● Job
Once the pictures are set aside, transcribe the remaining data exactly.

[Charts and diagrams as code]
= = =

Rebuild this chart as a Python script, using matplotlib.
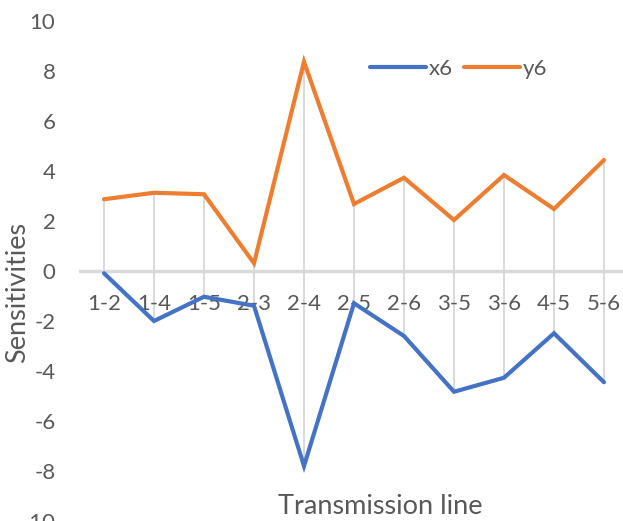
import matplotlib
matplotlib.use("Agg")
import matplotlib.pyplot as plt

categories = ["1-2", "1-4", "1-5", "2-3", "2-4", "2-5", "2-6", "3-5", "3-6", "4-5", "5-6"]
x6 = [-0.09, -2.0, -1.03, -1.39, -7.8, -1.29, -2.6, -4.83, -4.27, -2.49, -4.45]
y6 = [2.87, 3.13, 3.07, 0.31, 8.37, 2.68, 3.73, 2.04, 3.84, 2.48, 4.44]
y_ticks = list(range(-10, 11, 2))

BLUE = "#4472C4"
ORANGE = "#ED7D31"
GRAY = "#D9D9D9"
TEXT = "#595959"
FONT = ["Lato", "DejaVu Sans"]

fig = plt.figure(figsize=(6.23, 5.21), dpi=100)
W, H = 623, 521
# plot area in pixels: left 79, right 629, top 21, bottom 521
ax = fig.add_axes([79 / W, 0.0, 550 / W, 500 / H])
ax.set_xlim(-0.5, len(categories) - 0.5)
ax.set_ylim(-10, 10)

xs = list(range(len(categories)))

# high-low lines between the two series
for i in xs:
    ax.plot([i, i], [min(x6[i], y6[i]), max(x6[i], y6[i])], color=GRAY,
            lw=1.4, zorder=1, solid_capstyle="butt")

# category axis along zero
ax.axhline(0, color=GRAY, lw=2.4, zorder=1.5)

ax.plot(xs, x6, color=BLUE, lw=3.0, label="x6", zorder=3,
        solid_joinstyle="miter", solid_capstyle="round")
ax.plot(xs, y6, color=ORANGE, lw=3.0, label="y6", zorder=3,
        solid_joinstyle="miter", solid_capstyle="round")

for s in ax.spines.values():
    s.set_visible(False)
ax.set_xticks([])
ax.set_yticks(y_ticks)
ax.set_yticklabels([str(v) for v in y_ticks], fontsize=16, color=TEXT, family=FONT)
ax.tick_params(axis="y", length=0, pad=17)

for i, c in enumerate(categories):
    ax.text(i, -1.3, c, ha="center", va="center", fontsize=16, color=TEXT,
            family=FONT, zorder=2)

fig.text(18 / W, 1 - 292 / H, "Sensitivities", rotation=90, ha="center",
         va="center", fontsize=19.5, color=TEXT, family=FONT)
fig.text(380 / W, 1 - 506 / H, "Transmission line", ha="center",
         va="center", fontsize=19.5, color=TEXT, family=FONT)

leg = ax.legend(loc="center", bbox_to_anchor=(459 / W, 1 - 69 / H),
                bbox_transform=fig.transFigure, ncol=2, frameon=False,
                handlelength=2.5, handletextpad=0.15, columnspacing=0.5,
                prop={"family": FONT, "size": 16})
for t in leg.get_texts():
    t.set_color(TEXT)

fig.savefig("out.png", dpi=100)
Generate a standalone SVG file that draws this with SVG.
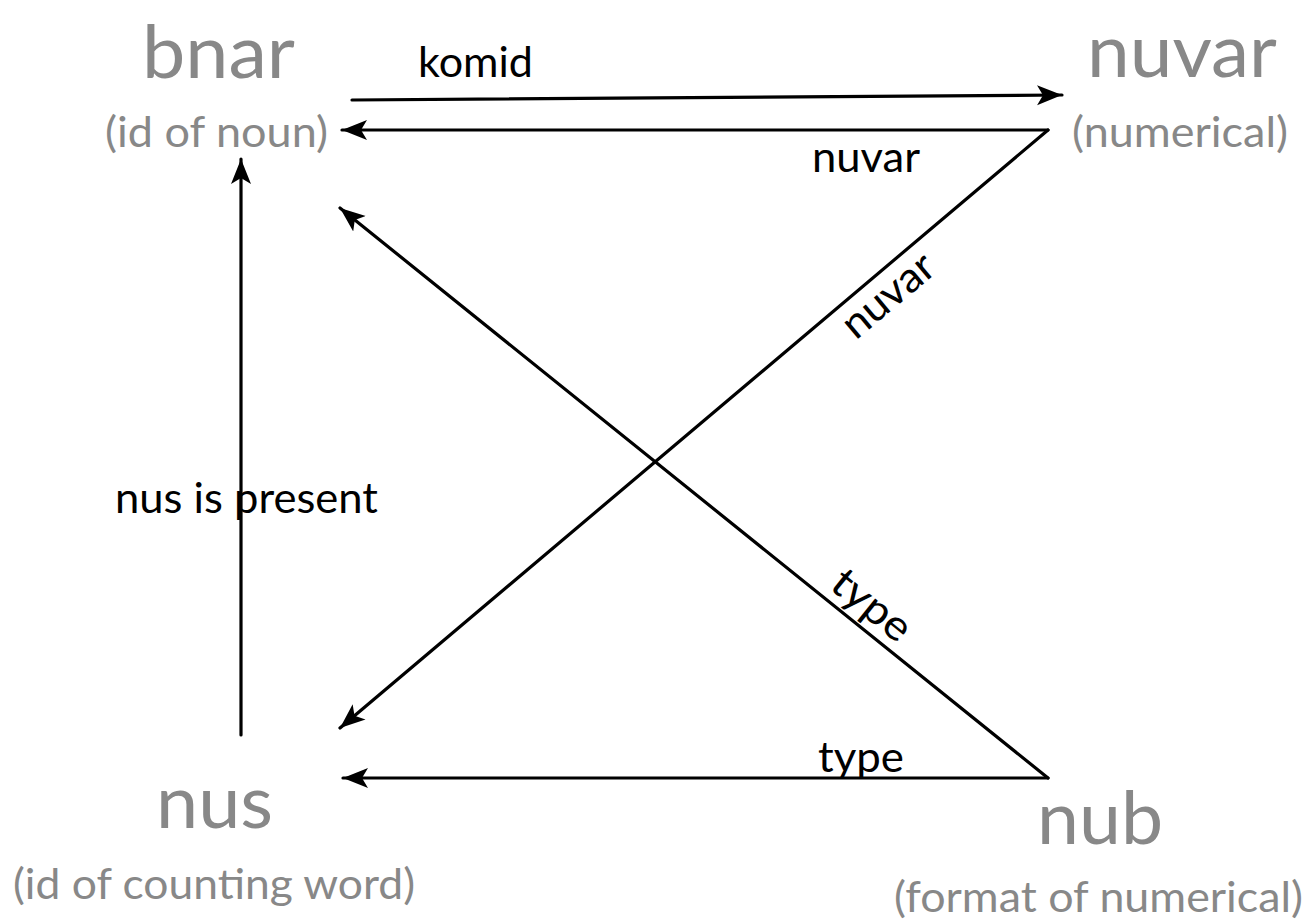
<svg xmlns="http://www.w3.org/2000/svg" width="1311" height="923" viewBox="0 0 1311 923">
<style>
.big{font-family:Lato,"Open Sans","Liberation Sans",sans-serif;font-size:74px;fill:#888888}
.sub{font-family:Lato,"Open Sans","Liberation Sans",sans-serif;font-size:43px;fill:#888888}
.lbl{font-family:Lato,"Open Sans","Liberation Sans",sans-serif;font-size:42px;fill:#000000}
.con{stroke:#000;stroke-width:3.2;fill:none;stroke-linecap:round}
</style>
<defs>
<marker id="ah" markerUnits="userSpaceOnUse" markerWidth="28" markerHeight="22" refX="25" refY="10" orient="auto">
<path d="M0,0 L25,10 L0,20 L6,10 z" fill="#000"/>
</marker>
</defs>
<rect width="1311" height="923" fill="#fff"/>
<g id="bnar">
<text class="big" x="142" y="78" textLength="153" lengthAdjust="spacingAndGlyphs">bnar</text>
<text class="sub" x="105" y="147" textLength="223" lengthAdjust="spacingAndGlyphs">(id of noun)</text>
</g>
<g id="nuvar">
<text class="big" x="1087" y="77" textLength="190" lengthAdjust="spacingAndGlyphs">nuvar</text>
<text class="sub" x="1072" y="147" textLength="216" lengthAdjust="spacingAndGlyphs">(numerical)</text>
</g>
<g id="nus">
<text class="big" x="156" y="828" textLength="117" lengthAdjust="spacingAndGlyphs">nus</text>
<text class="sub" x="13" y="899" textLength="402" lengthAdjust="spacingAndGlyphs">(id of counting word)</text>
</g>
<g id="nub">
<text class="big" x="1037" y="844" textLength="126" lengthAdjust="spacingAndGlyphs">nub</text>
<text class="sub" x="894" y="912" textLength="409" lengthAdjust="spacingAndGlyphs">(format of numerical)</text>
</g>
<g id="connectors">
<line class="con" x1="352" y1="100" x2="1062" y2="95" marker-end="url(#ah)"/>
<line class="con" x1="1048" y1="130" x2="342" y2="130" marker-end="url(#ah)"/>
<line class="con" x1="1048" y1="130" x2="340" y2="728" marker-end="url(#ah)"/>
<line class="con" x1="1048" y1="778" x2="340" y2="208" marker-end="url(#ah)"/>
<line class="con" x1="1048" y1="778" x2="343" y2="778" marker-end="url(#ah)"/>
<line class="con" x1="241" y1="735" x2="241" y2="159" marker-end="url(#ah)"/>
<text class="lbl" x="418" y="77" textLength="115" lengthAdjust="spacingAndGlyphs">komid</text>
<text class="lbl" x="812" y="172" textLength="108" lengthAdjust="spacingAndGlyphs">nuvar</text>
<text class="lbl" x="897" y="306" text-anchor="middle" transform="rotate(-40 897 306)" textLength="108" lengthAdjust="spacingAndGlyphs">nuvar</text>
<text class="lbl" x="863" y="616" text-anchor="middle" transform="rotate(39 863 616)" textLength="90" lengthAdjust="spacingAndGlyphs">type</text>
<text class="lbl" x="818" y="772" textLength="86" lengthAdjust="spacingAndGlyphs">type</text>
<text class="lbl" x="115" y="513" textLength="263" lengthAdjust="spacingAndGlyphs">nus is present</text>
</g>
</svg>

= = =

● Result
Rebuild this chart as a Python script, using matplotlib.
import matplotlib
matplotlib.use("Agg")
import matplotlib.pyplot as plt

categories = ["1-2", "1-4", "1-5", "2-3", "2-4", "2-5", "2-6", "3-5", "3-6", "4-5", "5-6"]
x6 = [-0.09, -2.0, -1.03, -1.39, -7.8, -1.29, -2.6, -4.83, -4.27, -2.49, -4.45]
y6 = [2.87, 3.13, 3.07, 0.31, 8.37, 2.68, 3.73, 2.04, 3.84, 2.48, 4.44]
y_ticks = list(range(-10, 11, 2))

BLUE = "#4472C4"
ORANGE = "#ED7D31"
GRAY = "#D9D9D9"
TEXT = "#595959"
FONT = ["Lato", "DejaVu Sans"]

fig = plt.figure(figsize=(6.23, 5.21), dpi=100)
W, H = 623, 521
# plot area in pixels: left 79, right 629, top 21, bottom 521
ax = fig.add_axes([79 / W, 0.0, 550 / W, 500 / H])
ax.set_xlim(-0.5, len(categories) - 0.5)
ax.set_ylim(-10, 10)

xs = list(range(len(categories)))

# high-low lines between the two series
for i in xs:
    ax.plot([i, i], [min(x6[i], y6[i]), max(x6[i], y6[i])], color=GRAY,
            lw=1.4, zorder=1, solid_capstyle="butt")

# category axis along zero
ax.axhline(0, color=GRAY, lw=2.4, zorder=1.5)

ax.plot(xs, x6, color=BLUE, lw=3.0, label="x6", zorder=3,
        solid_joinstyle="miter", solid_capstyle="round")
ax.plot(xs, y6, color=ORANGE, lw=3.0, label="y6", zorder=3,
        solid_joinstyle="miter", solid_capstyle="round")

for s in ax.spines.values():
    s.set_visible(False)
ax.set_xticks([])
ax.set_yticks(y_ticks)
ax.set_yticklabels([str(v) for v in y_ticks], fontsize=16, color=TEXT, family=FONT)
ax.tick_params(axis="y", length=0, pad=17)

for i, c in enumerate(categories):
    ax.text(i, -1.3, c, ha="center", va="center", fontsize=16, color=TEXT,
            family=FONT, zorder=2)

fig.text(18 / W, 1 - 292 / H, "Sensitivities", rotation=90, ha="center",
         va="center", fontsize=19.5, color=TEXT, family=FONT)
fig.text(380 / W, 1 - 506 / H, "Transmission line", ha="center",
         va="center", fontsize=19.5, color=TEXT, family=FONT)

leg = ax.legend(loc="center", bbox_to_anchor=(459 / W, 1 - 69 / H),
                bbox_transform=fig.transFigure, ncol=2, frameon=False,
                handlelength=2.5, handletextpad=0.15, columnspacing=0.5,
                prop={"family": FONT, "size": 16})
for t in leg.get_texts():
    t.set_color(TEXT)

fig.savefig("out.png", dpi=100)
Generate a standalone SVG file that draws this with SVG.
<svg xmlns="http://www.w3.org/2000/svg" width="1311" height="923" viewBox="0 0 1311 923">
<style>
.big{font-family:Lato,"Open Sans","Liberation Sans",sans-serif;font-size:74px;fill:#888888}
.sub{font-family:Lato,"Open Sans","Liberation Sans",sans-serif;font-size:43px;fill:#888888}
.lbl{font-family:Lato,"Open Sans","Liberation Sans",sans-serif;font-size:42px;fill:#000000}
.con{stroke:#000;stroke-width:3.2;fill:none;stroke-linecap:round}
</style>
<defs>
<marker id="ah" markerUnits="userSpaceOnUse" markerWidth="28" markerHeight="22" refX="25" refY="10" orient="auto">
<path d="M0,0 L25,10 L0,20 L6,10 z" fill="#000"/>
</marker>
</defs>
<rect width="1311" height="923" fill="#fff"/>
<g id="bnar">
<text class="big" x="142" y="78" textLength="153" lengthAdjust="spacingAndGlyphs">bnar</text>
<text class="sub" x="105" y="147" textLength="223" lengthAdjust="spacingAndGlyphs">(id of noun)</text>
</g>
<g id="nuvar">
<text class="big" x="1087" y="77" textLength="190" lengthAdjust="spacingAndGlyphs">nuvar</text>
<text class="sub" x="1072" y="147" textLength="216" lengthAdjust="spacingAndGlyphs">(numerical)</text>
</g>
<g id="nus">
<text class="big" x="156" y="828" textLength="117" lengthAdjust="spacingAndGlyphs">nus</text>
<text class="sub" x="13" y="899" textLength="402" lengthAdjust="spacingAndGlyphs">(id of counting word)</text>
</g>
<g id="nub">
<text class="big" x="1037" y="844" textLength="126" lengthAdjust="spacingAndGlyphs">nub</text>
<text class="sub" x="894" y="912" textLength="409" lengthAdjust="spacingAndGlyphs">(format of numerical)</text>
</g>
<g id="connectors">
<line class="con" x1="352" y1="100" x2="1062" y2="95" marker-end="url(#ah)"/>
<line class="con" x1="1048" y1="130" x2="342" y2="130" marker-end="url(#ah)"/>
<line class="con" x1="1048" y1="130" x2="340" y2="728" marker-end="url(#ah)"/>
<line class="con" x1="1048" y1="778" x2="340" y2="208" marker-end="url(#ah)"/>
<line class="con" x1="1048" y1="778" x2="343" y2="778" marker-end="url(#ah)"/>
<line class="con" x1="241" y1="735" x2="241" y2="159" marker-end="url(#ah)"/>
<text class="lbl" x="418" y="77" textLength="115" lengthAdjust="spacingAndGlyphs">komid</text>
<text class="lbl" x="812" y="172" textLength="108" lengthAdjust="spacingAndGlyphs">nuvar</text>
<text class="lbl" x="897" y="306" text-anchor="middle" transform="rotate(-40 897 306)" textLength="108" lengthAdjust="spacingAndGlyphs">nuvar</text>
<text class="lbl" x="863" y="616" text-anchor="middle" transform="rotate(39 863 616)" textLength="90" lengthAdjust="spacingAndGlyphs">type</text>
<text class="lbl" x="818" y="772" textLength="86" lengthAdjust="spacingAndGlyphs">type</text>
<text class="lbl" x="115" y="513" textLength="263" lengthAdjust="spacingAndGlyphs">nus is present</text>
</g>
</svg>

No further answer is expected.